En el contexto de un país “casi” desarrollado pero moralmente decadente, se abrió el resquicio por el que penetró la violencia, evidentemente organizada y en modo alguno espontánea, como se pretende, que, en una maniobra relámpago, “se ganó la calle” y no la volvió a entregar; y no sólo la calle, sino los campos, las poblaciones, los colegios, las universidades, etcétera. La doctrina de Fidel llevada a la práctica y hecha realidad: calle y revolución de la mano. Y la ciudadanía en general, perpleja y asustada, desamparada por las autoridades de un estado decadente, se alejó aún más de la contingencia política, se refugió en sus casas y observó impávida cómo las pusilánimes autoridades se rendían incondicionalmente ante la violencia desencadenada y sometían a un improvisado y temerario proceso plebiscitario el destino institucional del país.

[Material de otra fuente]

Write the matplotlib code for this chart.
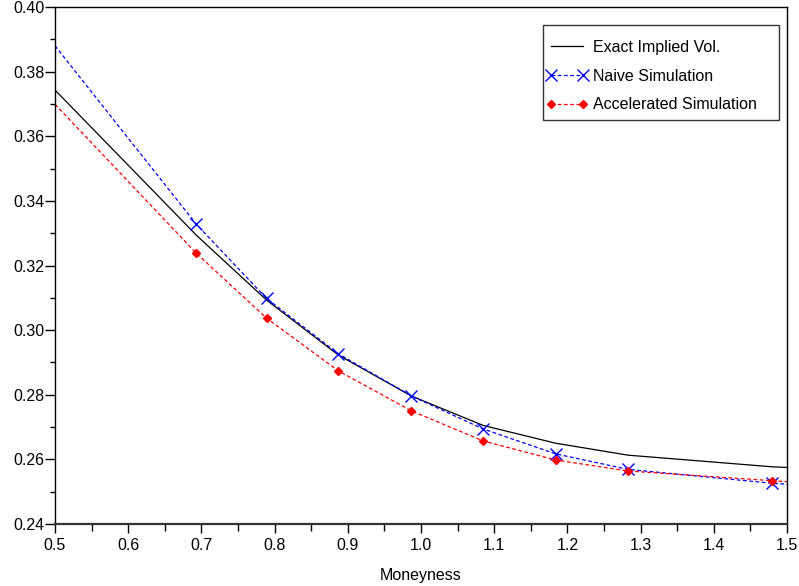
#!/usr/bin/env python3
"""Implied volatility smile: exact vs naive vs accelerated simulation."""

import matplotlib
matplotlib.use('Agg')
import matplotlib.pyplot as plt
from matplotlib.patches import Rectangle
from matplotlib.ticker import MultipleLocator, FormatStrFormatter

plt.rcParams['font.family'] = ['Liberation Sans', 'DejaVu Sans']

# Moneyness grid (first/last points sit on the axis edges, no marker there)
moneyness = [0.5, 0.693, 0.789, 0.887, 0.987, 1.085, 1.184, 1.283, 1.480, 1.5]

exact_vol = [0.3743, 0.3294, 0.3093, 0.2923, 0.2796, 0.2705, 0.2650, 0.2613, 0.2577, 0.2575]
naive_vol = [0.3880, 0.3328, 0.3098, 0.2927, 0.2796, 0.2694, 0.2617, 0.2569, 0.2526, 0.2523]
accel_vol = [0.3699, 0.3238, 0.3037, 0.2874, 0.2750, 0.2657, 0.2598, 0.2564, 0.2534, 0.2531]

marker_idx = list(range(1, len(moneyness) - 1))

W, H = 799, 586
fig = plt.figure(figsize=(W / 100, H / 100), dpi=100)
ax = fig.add_axes([55 / W, 1 - 524 / H, 732 / W, 517 / H])

ax.plot(moneyness, exact_vol, color='black', linewidth=0.9, label='Exact Implied Vol.')
ax.plot(moneyness, naive_vol, color='blue', linewidth=0.9, linestyle=(0, (3, 2)),
        marker='x', markersize=8, markeredgewidth=1.0, markevery=marker_idx,
        label='Naive Simulation')
ax.plot(moneyness, accel_vol, color='red', linewidth=0.9, linestyle=(0, (3, 2)),
        marker='D', markersize=4.5, markevery=marker_idx,
        label='Accelerated Simulation')

ax.set_xlim(0.5, 1.5)
ax.set_ylim(0.24, 0.40)

ax.xaxis.set_major_locator(MultipleLocator(0.1))
ax.xaxis.set_minor_locator(MultipleLocator(0.05))
ax.yaxis.set_major_locator(MultipleLocator(0.02))
ax.yaxis.set_minor_locator(MultipleLocator(0.01))
ax.xaxis.set_major_formatter(FormatStrFormatter('%.1f'))
ax.yaxis.set_major_formatter(FormatStrFormatter('%.2f'))

ax.tick_params(which='both', direction='out', width=1, top=False, right=False,
               labelsize=11.5)
ax.tick_params(axis='x', which='major', length=6.5, pad=3.5)
ax.tick_params(axis='x', which='minor', length=5)
ax.tick_params(axis='y', which='major', length=7, pad=0.5)
ax.tick_params(axis='y', which='minor', length=3.6)

for side in ['left', 'bottom', 'top', 'right']:
    ax.spines[side].set_linewidth(1.0)
ax.spines['bottom'].set_linewidth(1.6)
ax.spines['bottom'].set_color('#333333')

ax.set_xlabel('Moneyness', fontsize=11.5, labelpad=11)

# legend frame drawn separately so the padding can differ per side
ax.add_patch(Rectangle((543 / W, 1 - 120 / H), 236 / W, 95 / H,
                       transform=fig.transFigure, facecolor='white',
                       edgecolor='#333333', linewidth=1.0, zorder=5,
                       clip_on=False))
leg = ax.legend(loc='upper left', bbox_to_anchor=(546 / W, 1 - 40 / H),
                bbox_transform=fig.transFigure, numpoints=2, fontsize=11.5,
                frameon=False, borderpad=0, borderaxespad=0,
                handlelength=2.6, handletextpad=0.35, labelspacing=0.86)
leg.set_zorder(6)

plt.savefig('out.png', dpi=100)
plt.close()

Y el resultado resultó obvio: menos de la mitad de los ciudadanos asistió a votar en el plebiscito y posteriormente, apenas un treinta por ciento del total del electorado posibilitó la elección de quienes hoy día constituyen la aplastante mayoría en el seno de la Convención Constituyente. Que ese treinta por ciento determine su destino y el de los suyos depende de usted.

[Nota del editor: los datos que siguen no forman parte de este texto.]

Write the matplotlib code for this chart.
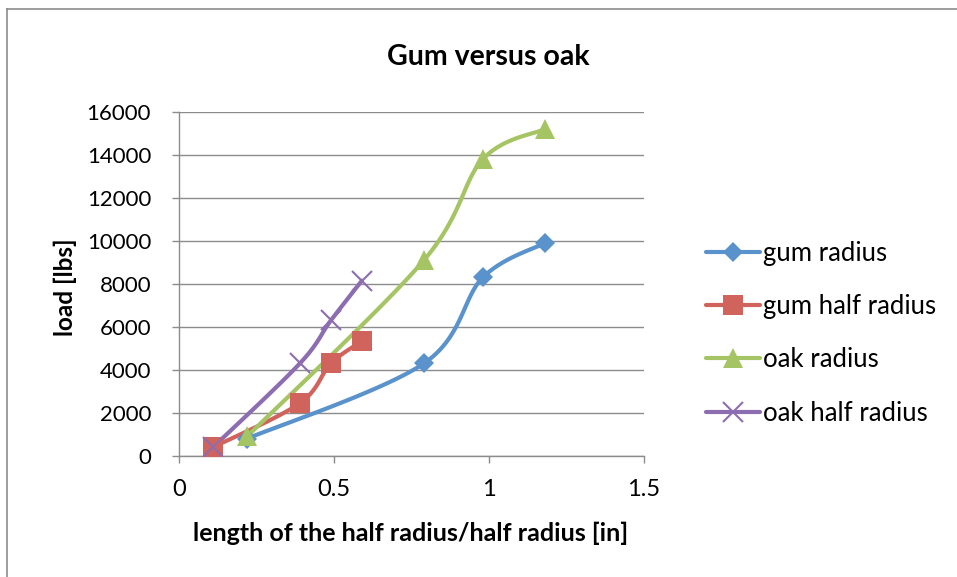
import matplotlib.pyplot as plt
import numpy as np

# --- data ---
gum_radius_x = [0.22, 0.79, 0.98, 1.18]
gum_radius_y = [800, 4300, 8300, 9900]

gum_half_x = [0.11, 0.39, 0.49, 0.59]
gum_half_y = [400, 2450, 4300, 5330]

oak_radius_x = [0.22, 0.79, 0.98, 1.18]
oak_radius_y = [900, 9100, 13800, 15200]

oak_half_x = [0.11, 0.39, 0.49, 0.59]
oak_half_y = [400, 4300, 6300, 8150]

labels = ['gum radius', 'gum half radius', 'oak radius', 'oak half radius']
colors = ['#5A93CC', '#D0635C', '#A5C565', '#8C6DB0']
markers = ['D', 's', '^', 'x']
msizes = [10.5, 14, 15, 14]

plt.rcParams['font.family'] = ['Lato', 'DejaVu Sans']


def smooth(x, y, n=40):
    # Catmull-Rom style smoothing like Excel's "smoothed line"
    x = np.asarray(x, float)
    y = np.asarray(y, float)
    p = np.column_stack([x, y])
    out = [p[0]]
    for i in range(len(p) - 1):
        p0 = p[i - 1] if i > 0 else p[i]
        p1 = p[i]
        p2 = p[i + 1]
        p3 = p[i + 2] if i + 2 < len(p) else p[i + 1]
        c1 = p1 + (p2 - p0) / 6
        c2 = p2 - (p3 - p1) / 6
        t = np.linspace(0, 1, n)[1:, None]
        seg = ((1 - t) ** 3) * p1 + 3 * ((1 - t) ** 2) * t * c1 + 3 * (1 - t) * t ** 2 * c2 + t ** 3 * p2
        out.extend(seg)
    out = np.array(out)
    return out[:, 0], out[:, 1]


fig = plt.figure(figsize=(9.57, 5.77), dpi=100)
ax = fig.add_axes([0.187, 0.21, 0.486, 0.596])

series = [(gum_radius_x, gum_radius_y), (gum_half_x, gum_half_y),
          (oak_radius_x, oak_radius_y), (oak_half_x, oak_half_y)]

handles = []
for (xs, ys), lab, c, m, ms in zip(series, labels, colors, markers, msizes):
    sx, sy = smooth(xs, ys)
    ax.plot(sx, sy, color=c, lw=3, solid_capstyle='round', zorder=3)
    mew = 1.5 if m == 'x' else 0
    ax.plot(xs, ys, linestyle='none', marker=m, ms=ms, color=c, mec=c, mew=mew, zorder=4)
    h, = ax.plot([], [], color=c, lw=3, marker=m, ms=ms, mec=c, mew=mew, solid_capstyle='round')
    handles.append(h)

ax.set_xlim(0, 1.5)
ax.set_ylim(0, 16000)
ax.set_xticks([0, 0.5, 1, 1.5])
ax.set_xticklabels(['0', '0.5', '1', '1.5'])
ax.set_yticks(np.arange(0, 16001, 2000))

ax.grid(axis='y', color='#8C8C8C', lw=1)
ax.set_axisbelow(True)
for s in ['top', 'right']:
    ax.spines[s].set_visible(False)
for s in ['left', 'bottom']:
    ax.spines[s].set_color('#8C8C8C')
    ax.spines[s].set_linewidth(1)
ax.tick_params(axis='both', colors='#8C8C8C', length=5, width=1, labelcolor='black')
ax.tick_params(axis='x', pad=12, labelsize=17)
ax.tick_params(axis='y', pad=15, labelsize=16)

fig.text(0.51, 1 - 57 / 577, 'Gum versus oak', fontsize=20.5, fontweight='bold', ha='center', va='center')
fig.text(410.5 / 957, 1 - 533 / 577, 'length of the half radius/half radius [in]',
         fontsize=18, fontweight='bold', ha='center', va='center')
fig.text(65 / 957, 1 - 287 / 577, 'load [lbs]', fontsize=17.5, fontweight='bold',
         rotation=90, ha='center', va='center')

ax.legend(handles, labels, loc='upper left', bbox_to_anchor=(1.112, 0.655), frameon=False,
          fontsize=18.5, handlelength=2.1, handletextpad=0.1, labelspacing=1.1, borderaxespad=0)

# chart border (left and top edges visible)
fig.add_artist(plt.Line2D([0.0075, 0.0075], [0, 0.985], transform=fig.transFigure, color='#8C8C8C', lw=1.2))
fig.add_artist(plt.Line2D([0.0075, 1], [0.985, 0.985], transform=fig.transFigure, color='#8C8C8C', lw=1.2))

plt.savefig('out.png', dpi=100)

¿Cómo concluyo esta “lata” disertación? Pidiéndole que revierta “la pérdida de la calle” mediante el ejercicio de su “derecho” a sufragar (en aquélla lejana época era un “deber” que hoy valoro más que nunca) o si está de acuerdo con ella, cosa poco probable si usted es destinatario de estas reflexiones, ratifíquela democráticamente. Considere un deber el promover la concurrencia a votar entre sus familiares y amigos, especialmente en el caso de sus hijos y nietos, ya que es en gran medida de su responsabilidad la lejanía o ausencia de ellos en estos procesos, ocupados sin duda en asuntos más productivos.

Un dato adicional muy ilustrativo: la clase media a la que usted y yo pertenecemos y la gente de la tercera edad, a la que muchos de nosotros hemos llegado, presentan los mayores índices de abstención electoral. Perdimos la conciencia de nuestro poder y la fe en nosotros mismos…, es hora de recuperarlas.

Finalmente, si ha tenido la paciencia de llegar hasta aquí en la atención brindada a estas reflexiones, permítame el atrevimiento, sin ánimo de ofenderlo, de sugerirle que, en forma previa a emitir su sufragio, si decide hacerlo, reflexione respecto de sus principios y de lo que desea para usted y los suyos y confróntelos con los planteamientos de todos los candidatos a las próximas elecciones, especialmente presidenciales y no tengo duda alguna, con un mínimo margen de error, que encontrará, entre todos ellos, uno que se destaca nítidamente por su cualidades personales, políticas y morales, que es garantía de seriedad y civismo, estricto para consigo mismo y tolerante para con los demás y que aún estigmatizado por sus detractores, amenazado y agredido por los “dueños de la calle”, muestra el valor requerido para conducir un país como el nuestro en un trance tan complejo como el que vivimos. Su nombre…, lo determina usted, privativamente, mi atrevimiento no llega a tanto.